▸ **Task description**
Retype the data exactly, from its first line to the line containing "import pandas as pd", including both, and skip any picture.
_ _ _ _ _ _ _
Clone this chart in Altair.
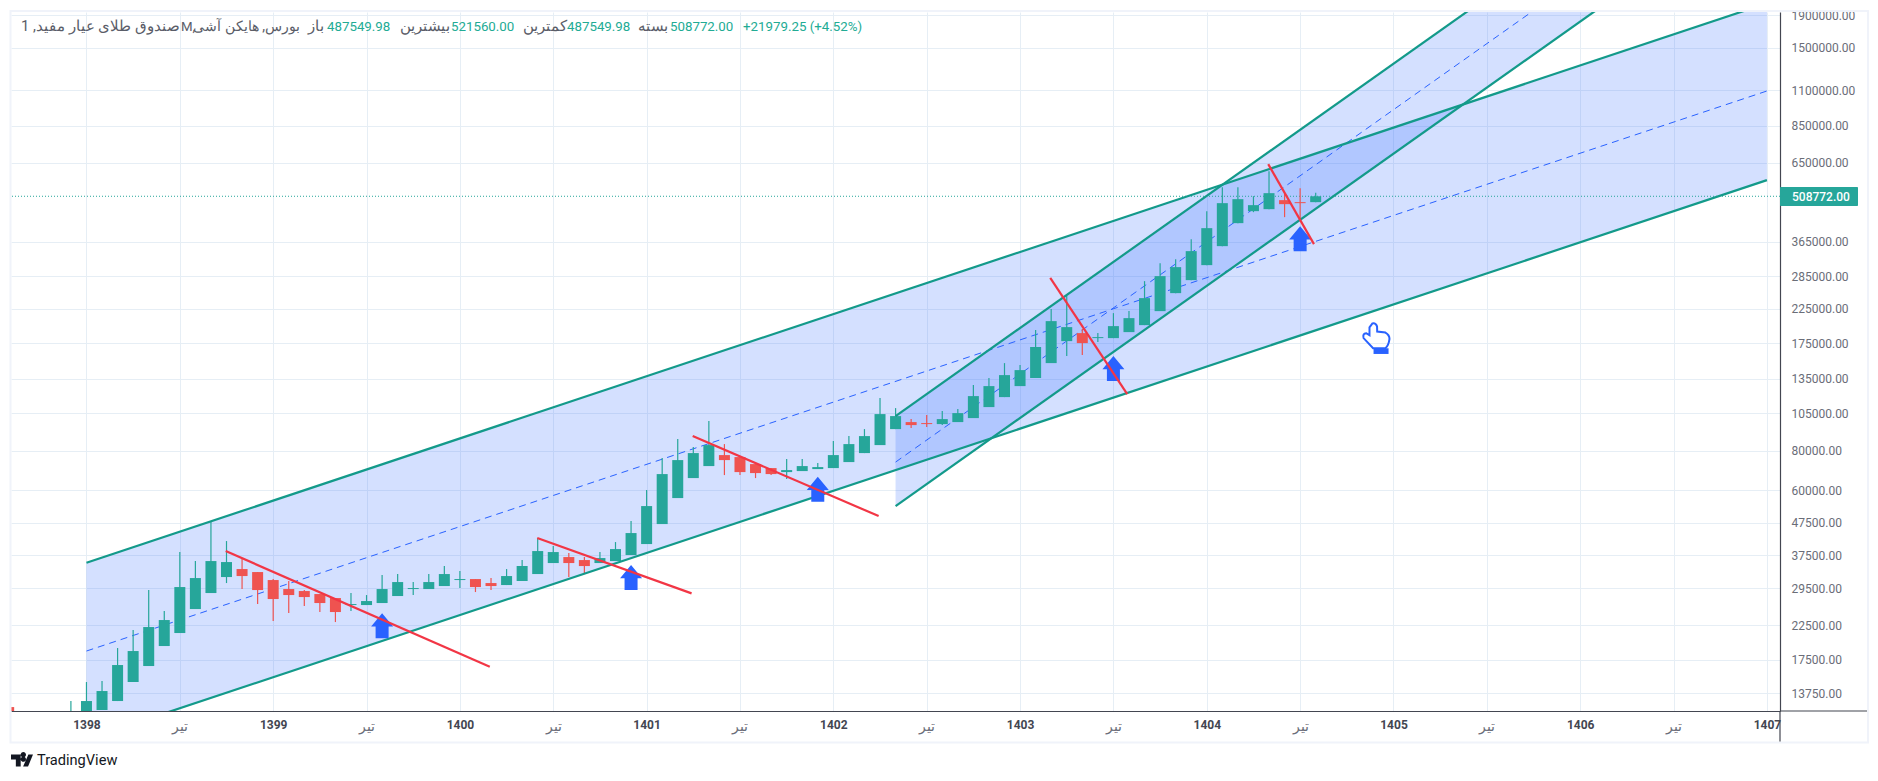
import altair as alt
import pandas as pd

# ---------- data ----------
bar_index = [-5, -1] + list(range(0, 80))
opens = [12420, 11500, 11800, 12156, 12977, 14899, 16736, 19354, 21272, 25325, 28448, 31955, 33868, 33137, 31266, 29287,
         28864, 28242, 27433, 26072, 26072, 26454, 27835, 29287, 29287, 29933, 31266, 31494, 30592, 30151, 31040, 32660,
         35378, 36954, 36157, 35378, 35895, 37495, 40615, 46968, 56736, 65610, 71588, 77545, 76426, 72636, 70555, 68532,
         69033, 70044, 70555, 73699, 78680, 83389, 93671, 98560, 97854, 97138, 98560, 101466, 109911, 118195, 128031,
         135693, 151319, 177550, 188179, 181464, 181464, 189548, 199442, 220797, 251654, 276586, 308438, 354104, 418516,
         456651, 463337, 494654, 487518, 487549.98]
highs = [12420, 12977, 14899, 15008, 19075, 21741, 29075, 24960, 38321, 35895, 47655, 41510, 36421, 33137, 31494, 31040,
         29075, 28242, 27433, 28448, 28037, 32423, 32660, 30815, 32660, 34615, 33379, 31494, 31724, 33868, 36157, 42425,
         40029, 38044, 36954, 38321, 41209, 48003, 60131, 75873, 87105, 82187, 99278, 83997, 76426, 72636, 70555, 75323,
         75323, 73166, 85848, 89026, 93671, 117338, 109114, 100731, 103700, 106760, 108324, 128964, 135693, 151319, 149136,
         192326, 224032, 246229, 193728, 188179, 217611, 220797, 274582, 312955, 322183, 372581, 456651, 543670, 543670,
         509243, 610688, 520470, 539725, 521560]
lows = [11000, 11000, 11700, 12156, 12977, 14899, 16736, 19354, 21272, 25325, 28448, 30592, 29287, 26262, 23210, 24600,
        25883, 24779, 23042, 24960, 26072, 26454, 27835, 28037, 29287, 29933, 29501, 28655, 29075, 30151, 31040, 32660,
        35378, 31955, 32898, 35378, 35895, 37495, 40615, 46968, 56736, 65610, 71588, 67055, 67055, 65610, 67055, 65134,
        69033, 70044, 70555, 73699, 78680, 83389, 93671, 94357, 95043, 96434, 98560, 101466, 109911, 118195, 128031,
        135693, 151319, 159214, 160376, 176268, 181464, 189548, 199442, 220797, 251654, 276586, 308438, 354104, 418516,
        453343, 463337, 437171, 430862, 487549.98]
closes = [11500, 12000, 12977, 13955, 16858, 18663, 22220, 23380, 29716, 31724, 35895, 35635, 32188, 29075, 27234, 28037,
          27633, 26454, 24779, 26262, 26841, 29287, 30815, 29501, 30815, 32660, 31494, 29716, 29933, 32188, 34615, 38601,
          38321, 35378, 34615, 36686, 39165, 43995, 53532, 67544, 74778, 78680, 83389, 74778, 68532, 68037, 67544, 69537,
          71588, 71070, 77545, 83997, 89026, 104458, 102952, 96434, 97138, 100731, 105218, 119056, 128031, 138683, 143815,
          169978, 205322, 196566, 174990, 182788, 197998, 209850, 242675, 284744, 303992, 341464, 403586, 483988, 498260,
          477005, 520470, 480481, 483988, 508772]

big_n = [0, 108]
big_top = [35456, 2068600]
big_mid = [18663, 1093700]
big_bot = [9826, 572030]
ch2_n = [52, 100]
ch2_top = [102951, 4799000]
ch2_mid = [73699, 3435500]
ch2_bot = [53532, 2495300]

red_n = [[8.95, 25.92], [28.97, 38.89], [38.96, 50.91], [61.94, 66.89], [75.95, 78.89]]
red_v = [[38601, 16652], [42425, 28385], [89026, 49779], [281230, 120800], [642600, 359300]]

arrow_n = [19, 35, 47, 66, 78]
arrow_v = [22432, 31838, 60438, 145400, 373950]
hand_n, hand_v = 82.9, 181465
cuff_n, cuff_v = 83.2, 165106

y_ticks = [1900000, 1500000, 1100000, 850000, 650000, 365000, 285000, 225000, 175000, 135000, 105000,
           80000, 60000, 47500, 37500, 29500, 22500, 17500, 13750]
x_ticks = list(range(0, 109, 6))
last_close = 508772

header_gray = ["صندوق طلای عیار مفید, 1", "M,", "بورس, هایکن آشی", "باز", "بیشترین", "کمترین", "بسته"]
header_green = ["487549.98", "521560.00", "487549.98", "508772.00", "+21979.25 (+4.52%)"]

# ---------- layout ----------
PX, PY = 11, 12
W, H = 1769, 699
FONT = "Roboto"
TEAL = "#139a8a"
UP = "#26a69a"
DOWN = "#ef5350"
RED = "#f23645"
BLUE = "#2962ff"
GRID = "#e6eef5"
INK = "#5a5d68"
AXIS_LINE = "#434651"
FRAME = "#f0f3fa"
AR = 14.8

xs = alt.Scale(domain=[-4.85, 108.84], nice=False, zero=False, padding=0)
ys = alt.Scale(type="log", domain=[12070, 1941900], nice=False, zero=False)
x_axis = alt.Axis(values=x_ticks, title=None, ticks=False, grid=True, gridColor=GRID, gridWidth=1,
                  domainColor=AXIS_LINE, domainWidth=1.2, labelOverlap=False, labelFlush=False, labelPadding=8,
                  labelFont=FONT,
                  labelFontSize=alt.expr("datum.value % 12 === 0 ? 12 : 14"),
                  labelExpr="datum.value % 12 === 0 ? toString(1398 + datum.value / 12) : 'تیر'",
                  labelFontWeight=alt.expr("datum.value % 12 === 0 ? 700 : 400"),
                  labelColor=alt.expr("datum.value % 12 === 0 ? '#434651' : '#6a6d78'"))
y_axis = alt.Axis(values=y_ticks, orient="right", title=None, ticks=False, grid=True, gridColor=GRID, gridWidth=1,
                  domainColor=AXIS_LINE, domainWidth=1.2, labelOverlap=False, labelFlush=False, labelPadding=11,
                  labelFont=FONT, labelFontSize=12, labelColor="#6a6d78", format=".2f")
X = alt.X("n:Q", scale=xs, axis=x_axis)
Y = alt.Y("v:Q", scale=ys, axis=y_axis)


def seg_df(ns, vs, key=0):
    return pd.DataFrame({"n": ns, "v": vs, "k": [key] * len(ns)})


def label(text, px, py, color=INK, size=13.3, align="left", weight=400):
    return alt.Chart(pd.DataFrame({"t": [text]})).mark_text(
        font=FONT, fontSize=size, color=color, align=align, baseline="middle", fontWeight=weight
    ).encode(x=alt.value(px - PX), y=alt.value(py - PY), text="t:N")


candles = pd.DataFrame({"n": bar_index, "o": opens, "h": highs, "l": lows, "c": closes})
candles["up"] = candles["c"] >= candles["o"]
color = alt.condition("datum.up", alt.value(UP), alt.value(DOWN))

base = alt.Chart(pd.DataFrame({"n": [0], "v": [last_close]})).mark_point(opacity=0).encode(x=X, y=Y)


def fill(ns, top, bot):
    df = pd.DataFrame({"n": ns, "v": top, "b": bot})
    return alt.Chart(df).mark_area(color=BLUE, opacity=0.2, clip=True, interpolate="linear").encode(
        x=X, y=Y, y2=alt.Y2("b:Q"))


def lines(frames, col, width, dash=None):
    df = pd.concat(frames)
    kw = dict(strokeDash=dash) if dash else {}
    return alt.Chart(df).mark_line(color=col, strokeWidth=width, clip=True, **kw).encode(
        x=X, y=Y, detail="k:N")


fills = [fill(big_n, big_top, big_bot), fill(ch2_n, ch2_top, ch2_bot)]
dashed = lines([seg_df(big_n, big_mid, 0), seg_df(ch2_n, ch2_mid, 1)], BLUE, 1, [7, 5])
dotted = alt.Chart(pd.DataFrame({"v": [last_close]})).mark_rule(
    color=UP, strokeWidth=1, strokeDash=[1, 2]).encode(y=Y)
wicks = alt.Chart(candles).mark_rule(strokeWidth=1.2, clip=True).encode(
    x=X, y=alt.Y("h:Q", scale=ys, axis=y_axis), y2=alt.Y2("l:Q"), color=color)
bodies = alt.Chart(candles).mark_bar(size=11, clip=True, orient="vertical").encode(
    x=X, y=alt.Y("o:Q", scale=ys, axis=y_axis), y2=alt.Y2("c:Q"), color=color)
teal = lines([seg_df(big_n, big_top, 0), seg_df(big_n, big_bot, 1),
              seg_df(ch2_n, ch2_top, 2), seg_df(ch2_n, ch2_bot, 3)], TEAL, 2.2)
reds = lines([seg_df(a, b, i) for i, (a, b) in enumerate(zip(red_n, red_v))], RED, 2.2)

ARROW = "M0,-1 L0.88,0.06 L0.52,0.06 L0.52,1 L-0.52,1 L-0.52,0.06 L-0.88,0.06 Z"
arrows = alt.Chart(pd.DataFrame({"n": arrow_n, "v": arrow_v})).mark_point(
    shape=ARROW, size=625, filled=True, color=BLUE, opacity=1).encode(x=X, y=Y)

HAND = ("M-0.42,-0.66 L-0.24,-0.9 Q-0.05,-0.95 0.04,-0.72 L0.05,-0.4 L0.55,-0.34 Q0.8,-0.2 0.8,0.05 "
        "Q0.75,0.45 0.55,0.62 L-0.2,0.62 L-0.78,0 Q-0.85,-0.28 -0.62,-0.3 L-0.42,-0.18 Z")
hand = alt.Chart(pd.DataFrame({"n": [hand_n], "v": [hand_v]})).mark_point(
    shape=HAND, size=1076, filled=False, stroke=BLUE, strokeWidth=2, opacity=1, fill="white", fillOpacity=0
).encode(x=X, y=Y)
CUFF = "M-1,-0.38 L1,-0.38 L1,0.38 L-1,0.38 Z"
cuff = alt.Chart(pd.DataFrame({"n": [cuff_n], "v": [cuff_v]})).mark_point(
    shape=CUFF, size=225, color=BLUE, opacity=1, filled=True
).encode(x=X, y=Y)

frame = alt.Chart(pd.DataFrame({"a": [0]})).mark_rect(fillOpacity=0, stroke=FRAME, strokeWidth=2).encode(
    x=alt.value(10.5 - PX), x2=alt.value(1868 - PX), y=alt.value(11 - PY), y2=alt.value(742.5 - PY))
vline = alt.Chart(pd.DataFrame({"a": [0]})).mark_rule(color=AXIS_LINE, strokeWidth=1.2).encode(
    x=alt.value(W), y=alt.value(H), y2=alt.value(741.5 - PY))
hline = alt.Chart(pd.DataFrame({"a": [0]})).mark_rule(color=AXIS_LINE, strokeWidth=1.2).encode(
    x=alt.value(W), x2=alt.value(1867 - PX), y=alt.value(H))

price_box = alt.Chart(pd.DataFrame({"v": [last_close]})).mark_rect(color=UP, cornerRadius=1).encode(
    x=alt.value(W), x2=alt.value(1858 - PX), y=alt.value(187 - PY), y2=alt.value(206 - PY))
price_text = label(f"{last_close:.2f}", 1792, 196.7, color="white", size=12, weight=500)

head = [
    label(header_gray[0], 21, 27, size=AR),
    label(header_gray[1], 181, 27),
    label(header_gray[2], 193, 27, size=14.4),
    label(header_gray[3], 308, 27, size=AR),
    label(header_green[0], 327, 27, "#22ab94"),
    label(header_gray[4], 400, 27, size=AR),
    label(header_green[1], 451, 27, "#22ab94"),
    label(header_gray[5], 523, 27, size=AR),
    label(header_green[2], 567, 27, "#22ab94"),
    label(header_gray[6], 638, 27, size=AR),
    label(header_green[3], 670, 27, "#22ab94"),
    label(header_green[4], 743, 27, "#22ab94"),
]

LOGO = ("M-1,-0.55 L-0.12,-0.55 L-0.12,0.55 L-0.56,0.55 L-0.56,-0.1 L-1,-0.1 Z "
        "M0.58,-0.55 L1,-0.55 L0.55,0.55 L0.1,0.55 Z "
        "M0.25,-0.32 A0.24,0.24 0 1 1 -0.01,-0.32 A0.24,0.24 0 1 1 0.25,-0.32 Z")
logo = alt.Chart(pd.DataFrame({"a": [0]})).mark_point(
    shape=LOGO, size=484, filled=True, color="#131722", opacity=1
).encode(x=alt.value(22 - PX), y=alt.value(760.5 - PY))
logo_text = label("TradingView", 37, 760.5, color="#131722", size=14.6)

chart = alt.layer(
    base, *fills, dashed, dotted, wicks, bodies, teal, arrows, reds, hand, cuff,
    frame, vline, hline, price_box, price_text, *head, logo, logo_text
).properties(
    width=W, height=H, background="white",
    autosize=alt.AutoSizeParams(type="none"),
    padding={"left": 3, "top": 4, "right": 90, "bottom": 60},
).configure_view(strokeWidth=0)

chart.save("out.html", embed_options={"renderer": "svg", "actions": False})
_ _ _ _ _ _ _
▸ **Task output**
Clone this chart in Altair.
import altair as alt
import pandas as pd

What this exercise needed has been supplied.